* Aim:
From the line with "Reproduce this chart with Apache ECharts." to the line with "55.6, 47.7, 47.7];", both included, repeat each line exactly and leave out the pictures.
--- Start ---
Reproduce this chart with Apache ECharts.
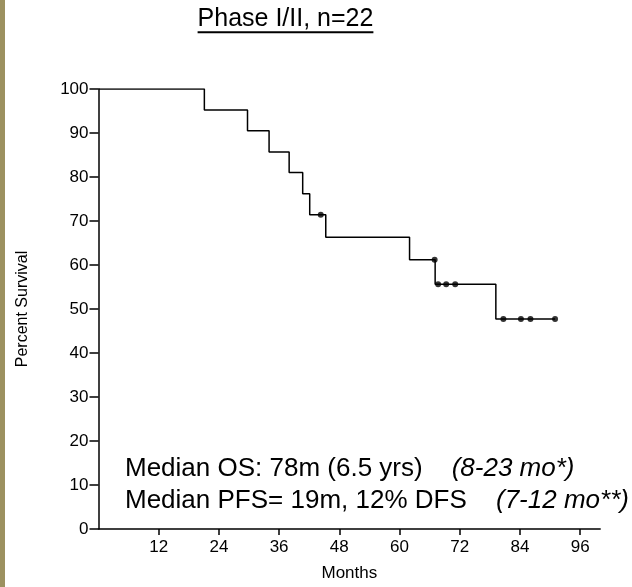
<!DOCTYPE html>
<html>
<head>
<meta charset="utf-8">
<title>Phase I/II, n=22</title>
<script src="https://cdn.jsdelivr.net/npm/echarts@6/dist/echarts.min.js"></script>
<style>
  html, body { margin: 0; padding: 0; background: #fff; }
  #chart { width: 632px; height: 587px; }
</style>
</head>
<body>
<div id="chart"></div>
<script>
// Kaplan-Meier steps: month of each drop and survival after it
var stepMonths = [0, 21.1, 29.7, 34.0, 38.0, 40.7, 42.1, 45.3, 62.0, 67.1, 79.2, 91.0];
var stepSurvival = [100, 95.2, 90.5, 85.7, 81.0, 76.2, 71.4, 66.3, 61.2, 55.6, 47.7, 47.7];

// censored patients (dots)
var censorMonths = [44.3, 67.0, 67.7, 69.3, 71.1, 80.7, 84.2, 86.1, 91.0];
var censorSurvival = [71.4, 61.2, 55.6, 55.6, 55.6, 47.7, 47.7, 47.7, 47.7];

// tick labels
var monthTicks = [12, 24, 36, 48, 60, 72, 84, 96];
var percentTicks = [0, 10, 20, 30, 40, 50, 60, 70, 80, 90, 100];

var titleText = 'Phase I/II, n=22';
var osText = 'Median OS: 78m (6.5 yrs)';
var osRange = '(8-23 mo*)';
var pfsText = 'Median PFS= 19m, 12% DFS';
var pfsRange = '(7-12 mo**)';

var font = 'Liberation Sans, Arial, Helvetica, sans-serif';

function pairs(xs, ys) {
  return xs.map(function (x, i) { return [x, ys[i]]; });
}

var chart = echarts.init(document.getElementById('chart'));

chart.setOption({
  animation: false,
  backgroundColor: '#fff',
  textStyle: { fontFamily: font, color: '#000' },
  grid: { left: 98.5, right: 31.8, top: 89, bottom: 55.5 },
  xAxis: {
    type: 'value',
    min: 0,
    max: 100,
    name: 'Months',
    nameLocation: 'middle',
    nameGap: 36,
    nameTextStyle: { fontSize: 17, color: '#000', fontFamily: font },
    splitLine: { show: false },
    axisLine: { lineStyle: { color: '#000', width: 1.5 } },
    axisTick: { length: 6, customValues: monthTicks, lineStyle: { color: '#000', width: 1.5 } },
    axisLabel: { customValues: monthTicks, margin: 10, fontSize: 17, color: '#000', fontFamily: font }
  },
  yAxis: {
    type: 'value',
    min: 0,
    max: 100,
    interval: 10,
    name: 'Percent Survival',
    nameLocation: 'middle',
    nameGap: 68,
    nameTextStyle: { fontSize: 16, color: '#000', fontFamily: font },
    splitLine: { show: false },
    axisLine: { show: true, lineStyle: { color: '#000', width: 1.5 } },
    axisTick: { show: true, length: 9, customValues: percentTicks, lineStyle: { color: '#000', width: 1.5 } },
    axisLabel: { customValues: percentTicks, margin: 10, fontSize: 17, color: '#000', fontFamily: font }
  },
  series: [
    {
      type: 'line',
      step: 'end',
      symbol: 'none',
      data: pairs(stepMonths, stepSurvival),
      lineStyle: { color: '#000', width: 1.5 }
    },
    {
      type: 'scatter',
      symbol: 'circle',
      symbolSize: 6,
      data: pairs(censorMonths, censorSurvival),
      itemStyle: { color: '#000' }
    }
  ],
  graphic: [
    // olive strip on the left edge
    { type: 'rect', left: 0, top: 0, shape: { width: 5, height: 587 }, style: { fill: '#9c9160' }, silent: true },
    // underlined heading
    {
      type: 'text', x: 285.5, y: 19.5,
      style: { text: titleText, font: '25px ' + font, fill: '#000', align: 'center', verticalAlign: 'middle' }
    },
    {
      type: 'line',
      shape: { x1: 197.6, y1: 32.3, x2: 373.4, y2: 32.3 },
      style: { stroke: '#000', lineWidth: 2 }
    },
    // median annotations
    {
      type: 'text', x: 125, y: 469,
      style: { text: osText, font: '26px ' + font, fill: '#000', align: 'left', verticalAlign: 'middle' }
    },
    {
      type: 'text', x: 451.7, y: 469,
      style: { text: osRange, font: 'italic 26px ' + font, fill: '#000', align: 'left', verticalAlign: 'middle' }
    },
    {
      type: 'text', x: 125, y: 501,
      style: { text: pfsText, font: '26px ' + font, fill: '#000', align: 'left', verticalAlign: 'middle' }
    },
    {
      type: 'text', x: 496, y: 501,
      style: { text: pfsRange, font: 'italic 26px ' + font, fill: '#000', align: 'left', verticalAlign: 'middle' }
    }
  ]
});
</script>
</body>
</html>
--- End ---
--- Start ---
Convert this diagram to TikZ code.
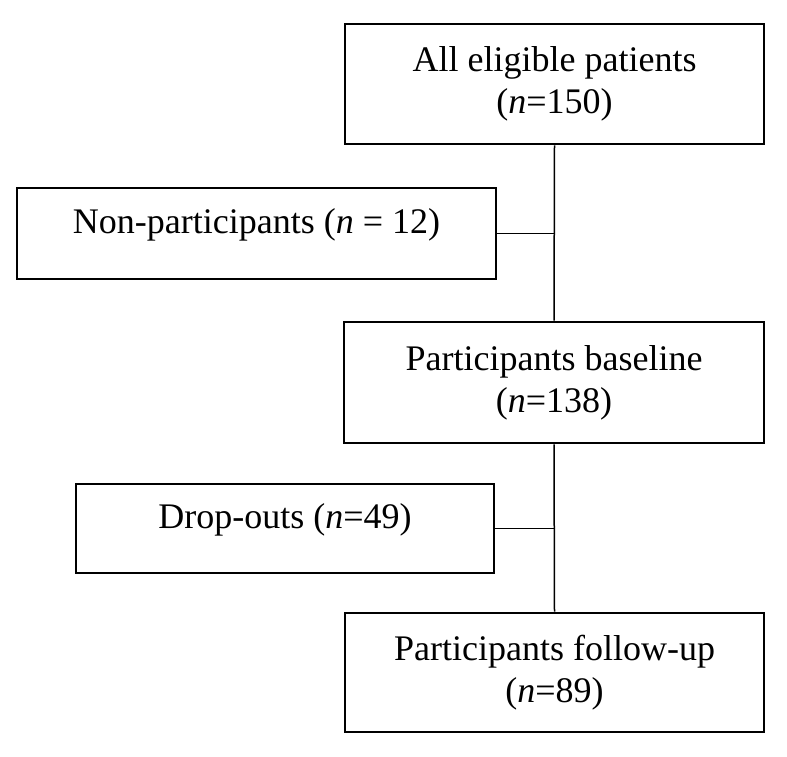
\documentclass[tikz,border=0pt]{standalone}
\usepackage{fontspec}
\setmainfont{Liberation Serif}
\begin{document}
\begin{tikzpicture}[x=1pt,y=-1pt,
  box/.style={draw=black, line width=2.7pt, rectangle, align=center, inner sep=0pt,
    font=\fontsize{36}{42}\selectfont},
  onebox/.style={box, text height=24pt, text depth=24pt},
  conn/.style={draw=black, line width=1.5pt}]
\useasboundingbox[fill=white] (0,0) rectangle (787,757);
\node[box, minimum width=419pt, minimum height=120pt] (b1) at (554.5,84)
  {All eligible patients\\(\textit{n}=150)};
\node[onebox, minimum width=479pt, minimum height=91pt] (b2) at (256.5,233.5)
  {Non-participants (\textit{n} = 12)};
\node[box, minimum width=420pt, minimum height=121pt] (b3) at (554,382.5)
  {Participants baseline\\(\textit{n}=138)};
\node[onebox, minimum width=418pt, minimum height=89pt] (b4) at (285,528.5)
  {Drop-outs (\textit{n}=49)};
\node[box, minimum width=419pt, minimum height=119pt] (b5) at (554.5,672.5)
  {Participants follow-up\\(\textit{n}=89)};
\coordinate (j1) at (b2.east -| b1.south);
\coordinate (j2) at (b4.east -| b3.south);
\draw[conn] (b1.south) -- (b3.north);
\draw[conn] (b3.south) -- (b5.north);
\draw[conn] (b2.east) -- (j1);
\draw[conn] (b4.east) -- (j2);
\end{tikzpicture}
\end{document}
--- End ---
* Answer for this exercise:
Reproduce this chart with Apache ECharts.
<!DOCTYPE html>
<html>
<head>
<meta charset="utf-8">
<title>Phase I/II, n=22</title>
<script src="https://cdn.jsdelivr.net/npm/echarts@6/dist/echarts.min.js"></script>
<style>
  html, body { margin: 0; padding: 0; background: #fff; }
  #chart { width: 632px; height: 587px; }
</style>
</head>
<body>
<div id="chart"></div>
<script>
// Kaplan-Meier steps: month of each drop and survival after it
var stepMonths = [0, 21.1, 29.7, 34.0, 38.0, 40.7, 42.1, 45.3, 62.0, 67.1, 79.2, 91.0];
var stepSurvival = [100, 95.2, 90.5, 85.7, 81.0, 76.2, 71.4, 66.3, 61.2, 55.6, 47.7, 47.7];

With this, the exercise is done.